O distanciamento dos evangélicos também reagiu de forma exponencial. A esquerda está tentando acordar para isso, mas ainda não sabe como lidar com o problema de forma conciliatória com seus valores.
O livro mostra o surgimento de uma cultura gospel de massa no Brasil nos anos 1990, com música, livros e feiras. Você vê a expansão dessa cultura para além do segmento religioso ou ainda é um nicho?

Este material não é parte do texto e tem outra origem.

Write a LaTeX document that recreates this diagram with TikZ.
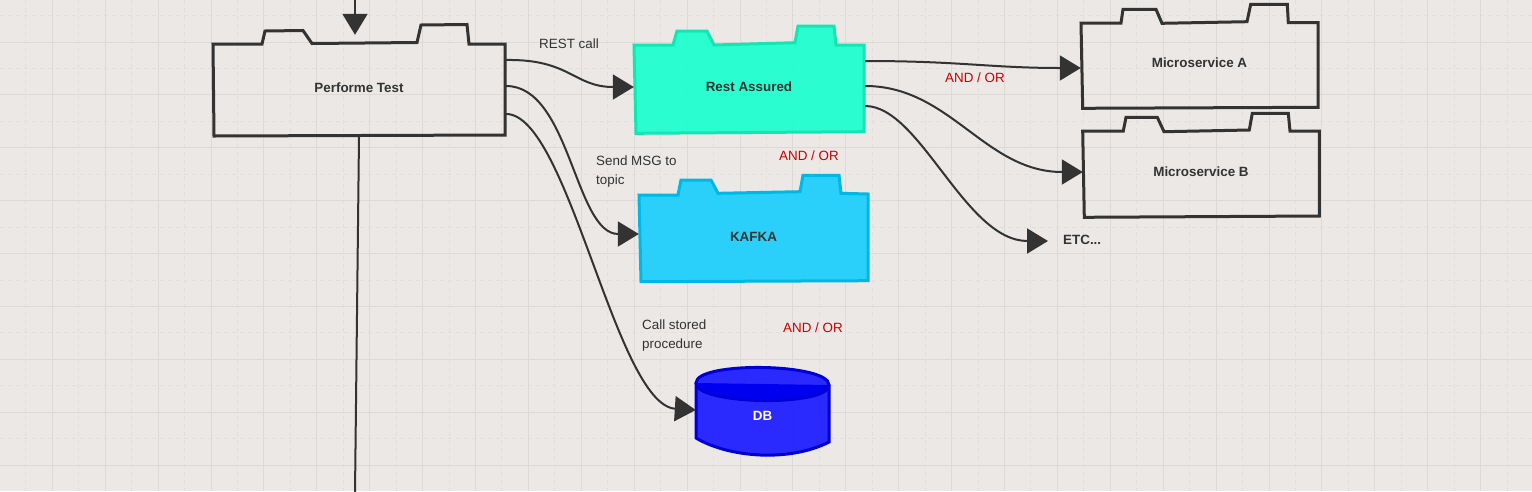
\documentclass[tikz,border=0pt]{standalone}
\usepackage{fontspec}
\setmainfont{Liberation Sans}
\usetikzlibrary{arrows.meta,calc}
\definecolor{bgc}{RGB}{235,232,229}
\definecolor{gridmaj}{RGB}{220,217,214}
\definecolor{gridmin}{RGB}{225,222,219}
\definecolor{ink}{RGB}{51,51,51}
\definecolor{andorc}{RGB}{204,0,0}
\definecolor{rafill}{RGB}{36,255,208}
\definecolor{radraw}{RGB}{18,230,180}
\definecolor{kfill}{RGB}{36,208,250}
\definecolor{kdraw}{RGB}{0,184,228}
\definecolor{dbfill}{RGB}{36,36,255}
\definecolor{dbtop}{RGB}{0,0,240}
\definecolor{dbdraw}{RGB}{0,0,214}
\begin{document}
\begin{tikzpicture}[x=1pt,y=-1pt,
  txt/.style={font=\fontsize{13.4}{19}\selectfont, text=ink, inner sep=0pt},
  boldtxt/.style={font=\fontsize{13.4}{19}\selectfont\bfseries, text=ink, inner sep=0pt},
  boxnode/.style={boldtxt, draw=none},
  folder/.style={draw=ink, line width=3pt},
  conn/.style={draw=ink, line width=2pt, -{Triangle[length=21pt,width=25pt]}},
  redtxt/.style={txt, text=andorc},
  notetxt/.style={txt, align=left, anchor=north west},
]
\useasboundingbox (0,0) rectangle (1532,491);
\fill[bgc] (0,0) rectangle (1532,491);
% grid
\foreach \i in {0,...,29} {
  \draw[gridmin, line width=1pt, dash pattern=on 4pt off 4pt] ({25.85+52.9*\i},0) -- ++(0,491);
}
\foreach \j in {0,...,8} {
  \draw[gridmin, line width=1pt, dash pattern=on 4pt off 4pt] (0,{15.5+52.9*\j}) -- ++(1532,0);
}
\foreach \i in {0,...,28} {
  \draw[gridmaj, line width=1pt] ({52.3+52.9*\i},0) -- ++(0,491);
}
\foreach \j in {0,...,8} {
  \draw[gridmaj, line width=1pt] (0,{42+52.9*\j}) -- ++(1532,0);
}

% Performe Test outline
\draw[folder] (213,44) -- (262,44) -- (265,31) -- (303,30.5) -- (312,43.5) -- (417,42.5) -- (421,25) -- (467,24.5) -- (469,44) -- (505,44) -- (505,135) -- (214,136) -- cycle;
% Rest Assured outline
\draw[draw=radraw, fill=rafill, fill opacity=0.97, line width=3pt] (634,45) -- (673,45) -- (677,31) -- (707,31) -- (714,45) -- (795,42.7) -- (798,26) -- (834,26) -- (836,45) -- (864,45) -- (864,131.7) -- (636,133.3) -- cycle;
% KAFKA outline
\draw[draw=kdraw, fill=kfill, fill opacity=0.97, line width=3pt] (639,195) -- (678,195) -- (681,180) -- (711,180) -- (718,193.3) -- (800,191.7) -- (803,175.3) -- (839,175.3) -- (841,193.3) -- (868,194) -- (868,280.7) -- (641,281.7) -- cycle;
% Microservice A outline
\draw[folder] (1081,23) -- (1121,23) -- (1123,9.3) -- (1156,9.3) -- (1162,23.3) -- (1247,21.7) -- (1250.7,4.3) -- (1287.3,4.3) -- (1288.3,22.7) -- (1318,22.7) -- (1318,107.3) -- (1082.7,108.3) -- cycle;
% Microservice B outline
\draw[folder] (1082.7,131) -- (1123.3,131) -- (1126,117.3) -- (1157.3,117.3) -- (1164,131.7) -- (1249.3,130) -- (1252.3,113.3) -- (1288.3,113.3) -- (1290,131) -- (1319.3,131) -- (1319.3,216) -- (1084.3,217.3) -- cycle;
% DB cylinder
\fill[dbfill, fill opacity=0.97] (696,383) -- (696,438) .. controls (730,458) and (790,462) .. (829,442) -- (829,385) .. controls (829,363) and (696,361) .. (696,383) -- cycle;
\fill[dbtop] (696,383) .. controls (696,405) and (829,407) .. (829,385) -- cycle;
\draw[dbdraw, line width=3pt] (696,383) -- (696,438) .. controls (730,458) and (790,462) .. (829,442) -- (829,385);
\draw[dbdraw, line width=3pt] (696,383) .. controls (696,361) and (829,363) .. (829,385) .. controls (829,407) and (696,405) .. (696,383) -- cycle;

% nodes
\node[boxnode, minimum width=292pt, minimum height=92pt] (pt) at (359,88) {Performe Test};
\node[boxnode, minimum width=230pt, minimum height=86pt] (ra) at (749,87) {Rest Assured};
\node[boxnode, minimum width=229pt, minimum height=86pt] (kafka) at (753.5,237) {KAFKA};
\node[boxnode, minimum width=237pt, minimum height=84pt] (msa) at (1199.5,63) {Microservice A};
\node[boxnode, minimum width=236pt, minimum height=84pt] (msb) at (1201,172) {Microservice B};
\node[boxnode, text=white, minimum width=133pt, minimum height=78pt] (db) at (762.5,416) {DB};
\node[boldtxt, anchor=west] (etc) at (1063,240) {ETC...};

\node[txt, anchor=west] (restcall) at (539,44) {REST call};
\node[notetxt] (sendmsg) at (596,156) {Send MSG to\\topic};
\node[notetxt] (callsp) at (642,320) {Call stored\\procedure};
\node[redtxt] (ao1) at (975,78) {AND / OR};
\node[redtxt] (ao2) at (809,156) {AND / OR};
\node[redtxt] (ao3) at (813,328) {AND / OR};

% connectors
\coordinate (topin) at (355,-2);
\coordinate (botout) at (355,493);
\draw[conn] (topin) -- ($(pt.north)+(-4,-7)$);
\draw[ink, line width=2pt] ($(pt.south)+(0,2)$) -- (botout);

\draw[conn] ($(pt.east)+(1,-28)$) .. controls +(64,-1) and +(-60,0) .. (ra.west);
\draw[conn] ($(pt.east)+(1,-2)$) .. controls +(64,0) and +(-64,0) .. ($(kafka.west)+(0,-3)$);
\draw[conn] ($(pt.east)+(1,26)$) .. controls +(62,0) and +(-80,-5) .. ($(db.west)+(0,-6)$);

\draw[conn] ($(ra.east)+(1,-26)$) .. controls +(95,0) and +(-90,0) .. ($(msa.west)+(0,5)$);
\draw[conn] ($(ra.east)+(1,-1)$) .. controls +(85,0) and +(-98,0) .. (msb.west);
\draw[conn] ($(ra.east)+(1,19)$) .. controls +(55,0) and +(-83,0) .. ($(etc.west)+(-15,1)$);
\end{tikzpicture}
\end{document}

Havia um mercado consumidor de evangélicos não representados, mas isso tem extrapolado o cercadinho evangélico. Um exemplo do livro é como expressões evangélicas têm aparecido também na boca de não evangélicos, que, nas periferias, já usam termos como "tá repreendido". Assim como até hoje todos nós, católicos ou não, falamos "Vixe Maria", "Nossa Senhora". Isso mostra a força cultural de um movimento. Também existe o consumo de artistas gospel e influencers evangélicos. Deive Leonardo, por exemplo, não é pastor, tem um discurso altamente proselitista e um exército de seguidores nas redes sociais, não só evangélicos.
A produção cultural e midiática sobre os evangélicos é caracterizada por muitos estereótipos e simplificações, como o livro analisa. Você vê hoje uma mudança nesse retrato em filmes, na TV e na cobertura jornalística?
Sem dúvida. Em 1995, a Globo lançou a minissérie Decadência, com Edson Celulari interpretando um pastor vigarista, que diziam ser inspirado no bispo Edir Macedo. A cobertura evangélica estava nas páginas policiais. Até que isso começou a mudar.
A Globo fez o Festival Promessas, no início dos anos 2010, recebeu um artista gospel pela primeira vez no Domingão do Faustão, e no ano passado teve a primeira novela com uma protagonista evangélica não estereotipada [em Vai na Fé].
A gravadora Som Livre criou um selo, o Spotify já tem uma pessoa de olho em músicas cristãs. Percebeu-se que existe um público consumidor com apetite de um conteúdo mais identificado com seus valores.